■ Written exercise
Restate word for word the lines of the data below, from the first through the one that has "plt.rcParams['font.family'] = ['Liberation".

■ Data shown
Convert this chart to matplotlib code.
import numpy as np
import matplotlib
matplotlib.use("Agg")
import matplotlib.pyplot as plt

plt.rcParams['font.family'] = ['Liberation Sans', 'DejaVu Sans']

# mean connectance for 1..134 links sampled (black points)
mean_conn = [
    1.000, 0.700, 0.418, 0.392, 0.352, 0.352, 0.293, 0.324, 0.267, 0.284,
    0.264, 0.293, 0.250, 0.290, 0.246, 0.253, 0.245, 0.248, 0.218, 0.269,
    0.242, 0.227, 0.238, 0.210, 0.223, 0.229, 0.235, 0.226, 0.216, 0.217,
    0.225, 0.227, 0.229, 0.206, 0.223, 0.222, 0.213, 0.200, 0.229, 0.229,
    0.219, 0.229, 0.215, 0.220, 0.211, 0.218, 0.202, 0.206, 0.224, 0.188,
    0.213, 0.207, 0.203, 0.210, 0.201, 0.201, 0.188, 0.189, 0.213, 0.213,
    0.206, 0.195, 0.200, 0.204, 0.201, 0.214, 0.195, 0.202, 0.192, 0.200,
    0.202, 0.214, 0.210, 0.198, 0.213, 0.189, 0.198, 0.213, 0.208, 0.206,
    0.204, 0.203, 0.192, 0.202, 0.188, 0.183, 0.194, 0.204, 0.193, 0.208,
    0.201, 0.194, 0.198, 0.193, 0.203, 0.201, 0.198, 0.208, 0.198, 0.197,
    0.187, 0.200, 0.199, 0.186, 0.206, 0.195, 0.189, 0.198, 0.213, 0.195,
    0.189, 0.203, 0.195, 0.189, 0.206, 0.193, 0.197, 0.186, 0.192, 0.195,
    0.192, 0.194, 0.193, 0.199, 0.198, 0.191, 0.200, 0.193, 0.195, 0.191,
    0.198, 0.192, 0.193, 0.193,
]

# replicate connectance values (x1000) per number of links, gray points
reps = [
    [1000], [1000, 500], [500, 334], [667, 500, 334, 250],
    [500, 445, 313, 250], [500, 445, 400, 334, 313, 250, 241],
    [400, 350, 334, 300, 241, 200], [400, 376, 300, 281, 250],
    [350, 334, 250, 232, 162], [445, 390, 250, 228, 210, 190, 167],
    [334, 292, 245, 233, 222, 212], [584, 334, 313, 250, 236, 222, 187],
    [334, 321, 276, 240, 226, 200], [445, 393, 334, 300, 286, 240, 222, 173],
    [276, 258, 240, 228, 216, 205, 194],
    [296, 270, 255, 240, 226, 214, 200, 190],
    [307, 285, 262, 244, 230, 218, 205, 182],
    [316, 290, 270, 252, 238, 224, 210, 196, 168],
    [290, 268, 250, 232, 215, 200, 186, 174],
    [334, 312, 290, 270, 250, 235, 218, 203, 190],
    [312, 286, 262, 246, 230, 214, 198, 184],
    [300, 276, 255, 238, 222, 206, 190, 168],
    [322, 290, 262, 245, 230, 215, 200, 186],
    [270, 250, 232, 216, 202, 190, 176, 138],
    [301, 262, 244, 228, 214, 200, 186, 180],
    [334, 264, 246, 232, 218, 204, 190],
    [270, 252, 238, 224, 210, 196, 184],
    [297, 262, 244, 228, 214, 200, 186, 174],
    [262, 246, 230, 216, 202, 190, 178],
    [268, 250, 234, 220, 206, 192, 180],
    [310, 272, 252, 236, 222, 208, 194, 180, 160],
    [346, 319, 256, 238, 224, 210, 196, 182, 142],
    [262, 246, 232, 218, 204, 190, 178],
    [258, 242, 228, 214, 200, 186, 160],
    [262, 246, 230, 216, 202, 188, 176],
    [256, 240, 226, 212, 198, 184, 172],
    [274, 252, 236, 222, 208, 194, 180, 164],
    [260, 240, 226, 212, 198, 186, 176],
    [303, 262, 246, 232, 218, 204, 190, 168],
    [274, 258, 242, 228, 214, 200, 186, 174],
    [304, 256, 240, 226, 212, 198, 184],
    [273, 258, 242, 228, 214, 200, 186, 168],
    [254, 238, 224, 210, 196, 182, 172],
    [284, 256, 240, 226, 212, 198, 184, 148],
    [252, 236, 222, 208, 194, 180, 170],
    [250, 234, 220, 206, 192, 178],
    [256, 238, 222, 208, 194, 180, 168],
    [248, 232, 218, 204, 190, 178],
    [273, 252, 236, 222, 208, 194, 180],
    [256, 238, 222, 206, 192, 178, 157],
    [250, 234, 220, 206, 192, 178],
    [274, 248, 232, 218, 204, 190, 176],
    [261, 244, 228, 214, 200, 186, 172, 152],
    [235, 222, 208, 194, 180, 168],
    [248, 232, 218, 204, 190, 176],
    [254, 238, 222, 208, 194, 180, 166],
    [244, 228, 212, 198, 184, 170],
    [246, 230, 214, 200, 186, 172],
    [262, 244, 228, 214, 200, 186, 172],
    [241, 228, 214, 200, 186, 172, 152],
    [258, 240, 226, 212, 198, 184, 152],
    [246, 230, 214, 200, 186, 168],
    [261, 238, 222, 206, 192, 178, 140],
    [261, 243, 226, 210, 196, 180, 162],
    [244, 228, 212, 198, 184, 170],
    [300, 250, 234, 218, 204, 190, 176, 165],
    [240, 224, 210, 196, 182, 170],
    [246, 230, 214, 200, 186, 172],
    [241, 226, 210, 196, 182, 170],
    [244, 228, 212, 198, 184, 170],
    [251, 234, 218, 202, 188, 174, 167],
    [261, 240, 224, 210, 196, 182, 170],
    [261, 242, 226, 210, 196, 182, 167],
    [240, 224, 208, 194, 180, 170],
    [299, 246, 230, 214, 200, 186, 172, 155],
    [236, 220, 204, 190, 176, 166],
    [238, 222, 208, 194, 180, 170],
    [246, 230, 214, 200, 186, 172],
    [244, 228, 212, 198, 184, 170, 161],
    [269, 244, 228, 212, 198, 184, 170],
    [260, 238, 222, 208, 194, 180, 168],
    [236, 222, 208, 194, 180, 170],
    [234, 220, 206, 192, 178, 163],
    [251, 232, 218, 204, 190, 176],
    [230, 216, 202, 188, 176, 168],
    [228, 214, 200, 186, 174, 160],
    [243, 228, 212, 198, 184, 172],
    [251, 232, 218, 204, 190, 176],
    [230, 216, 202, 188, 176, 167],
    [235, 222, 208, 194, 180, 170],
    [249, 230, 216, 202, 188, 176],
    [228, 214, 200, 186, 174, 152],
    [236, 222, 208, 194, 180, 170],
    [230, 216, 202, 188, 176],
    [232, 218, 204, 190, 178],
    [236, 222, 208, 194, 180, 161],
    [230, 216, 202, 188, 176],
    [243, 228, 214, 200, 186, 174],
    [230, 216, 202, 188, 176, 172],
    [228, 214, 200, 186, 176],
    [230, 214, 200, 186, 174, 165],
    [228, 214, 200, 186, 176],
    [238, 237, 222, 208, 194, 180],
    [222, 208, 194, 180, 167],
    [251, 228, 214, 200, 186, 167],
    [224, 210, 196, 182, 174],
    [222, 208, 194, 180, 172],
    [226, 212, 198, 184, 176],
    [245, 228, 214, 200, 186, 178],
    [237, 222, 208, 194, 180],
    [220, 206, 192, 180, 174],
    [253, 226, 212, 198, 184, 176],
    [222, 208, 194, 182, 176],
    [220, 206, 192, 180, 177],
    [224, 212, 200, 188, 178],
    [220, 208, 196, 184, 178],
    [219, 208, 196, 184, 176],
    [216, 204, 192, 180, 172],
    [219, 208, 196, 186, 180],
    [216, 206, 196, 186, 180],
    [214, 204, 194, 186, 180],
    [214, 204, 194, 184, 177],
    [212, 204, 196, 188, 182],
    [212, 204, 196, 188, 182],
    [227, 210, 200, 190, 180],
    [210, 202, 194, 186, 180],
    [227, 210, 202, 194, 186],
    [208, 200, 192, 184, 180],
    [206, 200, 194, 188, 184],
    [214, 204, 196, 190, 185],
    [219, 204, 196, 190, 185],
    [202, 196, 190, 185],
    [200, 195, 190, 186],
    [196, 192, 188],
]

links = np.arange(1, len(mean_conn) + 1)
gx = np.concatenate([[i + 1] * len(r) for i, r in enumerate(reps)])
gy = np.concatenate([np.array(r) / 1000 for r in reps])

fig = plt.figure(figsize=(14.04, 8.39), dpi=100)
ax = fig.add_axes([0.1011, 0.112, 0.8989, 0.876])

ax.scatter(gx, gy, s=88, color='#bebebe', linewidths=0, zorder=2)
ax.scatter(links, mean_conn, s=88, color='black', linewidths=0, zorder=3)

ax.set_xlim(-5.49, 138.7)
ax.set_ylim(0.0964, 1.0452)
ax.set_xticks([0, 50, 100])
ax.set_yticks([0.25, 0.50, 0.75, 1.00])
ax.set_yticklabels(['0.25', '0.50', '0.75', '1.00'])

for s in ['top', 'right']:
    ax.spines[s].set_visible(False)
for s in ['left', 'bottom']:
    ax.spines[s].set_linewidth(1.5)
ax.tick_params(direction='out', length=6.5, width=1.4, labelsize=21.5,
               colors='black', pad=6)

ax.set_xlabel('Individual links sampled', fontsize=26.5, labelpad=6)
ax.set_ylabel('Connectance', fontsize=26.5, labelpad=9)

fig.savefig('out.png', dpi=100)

■ Task response
Convert this chart to matplotlib code.
import numpy as np
import matplotlib
matplotlib.use("Agg")
import matplotlib.pyplot as plt

plt.rcParams['font.family'] = ['Liberation Sans', 'DejaVu Sans']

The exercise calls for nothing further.